By 1994, however, a study was ordered and a locale known as Moonstone along U.S. Highway 20 en route to the city of Fairfield in Camas County was designated as a feasible site.

But the study and recommendations were soon forgotten: no one expressed any urgency about building a new airport.

However, some two years ago, the FAA came down hard on Friedman. It was out of safety compliance for the larger, faster aircraft operating there and needed to be drastically modified or a new facility constructed.

To stave off the worst FAA sanction -- restricting certain aircraft operations at Friedman -- the Airport Authority obtained what amounted to a suspension of drastic FAA action while it launched a search for a new site. The deal was enabled by some $1 million in FAA funds for the search, as well as a $16 million program to make interim short-range safety improvements.

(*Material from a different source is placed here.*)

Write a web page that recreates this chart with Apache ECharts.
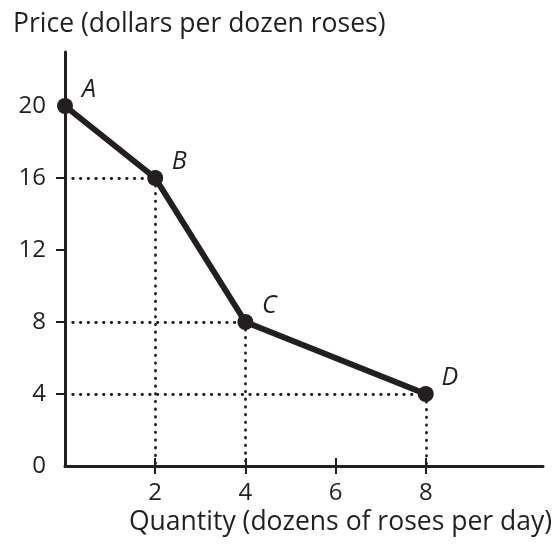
<!DOCTYPE html>
<html>
<head>
<meta charset="utf-8">
<script src="https://cdn.jsdelivr.net/npm/echarts@6/dist/echarts.min.js"></script>
<style>
  html, body { margin: 0; padding: 0; background: #fff; }
  #chart { width: 555px; height: 548px; }
</style>
</head>
<body>
<div id="chart"></div>
<script>
// data
const pointNames = ["A", "B", "C", "D"];
const quantity = [0, 2, 4, 8];
const price = [20, 16, 8, 4];
const xTickValues = [2, 4, 6, 8];
const yLabelValues = [0, 4, 8, 12, 16, 20];
const yTickValues = [4, 8, 12, 16];

const ink = "#231f20";
const font = "Open Sans";

// dotted guide lines from each point (except A) to both axes
const guides = [];
for (let i = 1; i < quantity.length; i++) {
  guides.push([{ coord: [0, price[i]] }, { coord: [quantity[i], price[i]] }]);
  guides.push([{ coord: [quantity[i], price[i]] }, { coord: [quantity[i], 0] }]);
}

const chart = echarts.init(document.getElementById("chart"));
const option = {
  animation: false,
  title: [
    {
      text: "Price (dollars per dozen roses)",
      left: 8,
      top: 6,
      textStyle: { fontFamily: font, fontSize: 26.5, fontWeight: "normal", color: ink },
    },
  ],
  grid: { left: 65, right: 10, top: 52, bottom: 82 },
  xAxis: [
    {
      type: "value",
      position: "bottom",
      min: 0,
      max: 10.6,
      splitLine: { show: false },
      axisLine: { show: true, lineStyle: { color: ink, width: 3 } },
      axisTick: { show: true, customValues: xTickValues, length: 8, lineStyle: { color: ink, width: 2 } },
      axisLabel: {
        customValues: xTickValues,
        margin: 15,
        fontFamily: font,
        fontSize: 24,
        color: ink,
      },
      name: "Quantity (dozens of roses per day)",
      nameLocation: "end",
      nameGap: 9,
      nameTextStyle: {
        fontFamily: font,
        fontSize: 26.5,
        color: ink,
        align: "right",
        verticalAlign: "top",
        padding: [43, 0, 0, 0],
      },
    },
    {
      type: "value",
      position: "bottom",
      min: 0,
      max: 10.6,
      splitLine: { show: false },
      axisLine: { show: false },
      axisTick: { show: true, inside: true, customValues: xTickValues, length: 8, lineStyle: { color: ink, width: 2 } },
      axisLabel: { show: false },
    },
  ],
  yAxis: {
    type: "value",
    min: 0,
    max: 23,
    splitLine: { show: false },
    axisLine: { show: true, lineStyle: { color: ink, width: 3 } },
    axisTick: { show: true, customValues: yTickValues, length: 9, lineStyle: { color: ink, width: 2 } },
    axisLabel: {
      customValues: yLabelValues,
      margin: 19,
      fontFamily: font,
      fontSize: 24,
      color: ink,
    },
  },
  series: [
    {
      type: "line",
      xAxisIndex: 0,
      data: quantity.map((q, i) => ({ value: [q, price[i]], name: pointNames[i] })),
      symbol: "circle",
      symbolSize: 16,
      lineStyle: { color: ink, width: 6 },
      itemStyle: { color: ink },
      label: {
        show: true,
        formatter: (p) => p.name,
        position: "inside",
        offset: [24, -16],
        fontFamily: font,
        fontStyle: "italic",
        fontSize: 25,
        color: ink,
      },
      markLine: {
        silent: true,
        symbol: "none",
        label: { show: false },
        lineStyle: { color: ink, width: 2.8, type: [0.5, 7.2], cap: "round" },
        data: guides,
      },
      z: 3,
    },
  ],
};
chart.setOption(option);
</script>
</body>
</html>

Beginning in the summer of 2004 and continuing for the next year, a citizens site selection committee of 25 principals (backed by 25 alternates) met to evaluate an initial list of 16 candidate sites in Blaine, Camas and Lincoln counties. It zeroed in on areas that embodied several obvious, essential criteria: isolation from populated areas, no terrain to obstruct long approaches, convenience to the Wood River Valley's resort area.

From the outset, however, search meetings involved dissension among committee members as well as from public observers.

Committee members representing Ketchum and Sun Valley interests initially insisted Friedman should be expanded to comply with FAA safety demands and thus remain the valley's airport.

But airport consultants as well as committee members from the Hailey and Bellevue areas pointed out that expanding the airport would require condemnation of between 40 and 60 homes in the nearby Woodside area, while mountainous terrain on three sides would remain a safety threat.

As the site committee voted to narrow its deliberations to site No. 13 east of Fairfield, site No. 9 in Lincoln County north of Shoshone and site No. 10 in south Blaine County, the credibility of consultants and their data pointing to the need for a site distant from Friedman were questioned as unreliable by northern Wood River Valley committee members.

Critics also insisted Skywest Airlines and Horizon Air, the two air carriers serving Friedman, would need revenue guarantees to operate from a distant site.

As part of a community education program, Friedman Manager Rick Baird conducted a series of "coffee talks" and town hall meetings up and down the valley as well as in Fairfield and in Shoshone to answer questions and explain why a new airport site is needed.

But stiff, organized opposition erupted in the Fairfield area, where residents formed an anti-airport committee and enlisted help of a California attorney to draft a lengthy bill of particulars opposing site No. 13.

In one final public town hall in September attended by several hundred people, the Airport Authority submitted the three finalist sites to public comment before making its own final recommendation -- site No. 10 in Blaine County -- for forwarding to the FAA.

Meanwhile, the airport story of 2005 now becomes a story for 2006: A plan for financing a new airport will be presented to the Airport Authority by the consulting firm Mead & Hunt within the next several months, which in turn will be delivered to the FAA.

Thereafter, the FAA begins a lengthy environmental and economic impact study to either support the selection of site No. 10 or reject it and order a new search.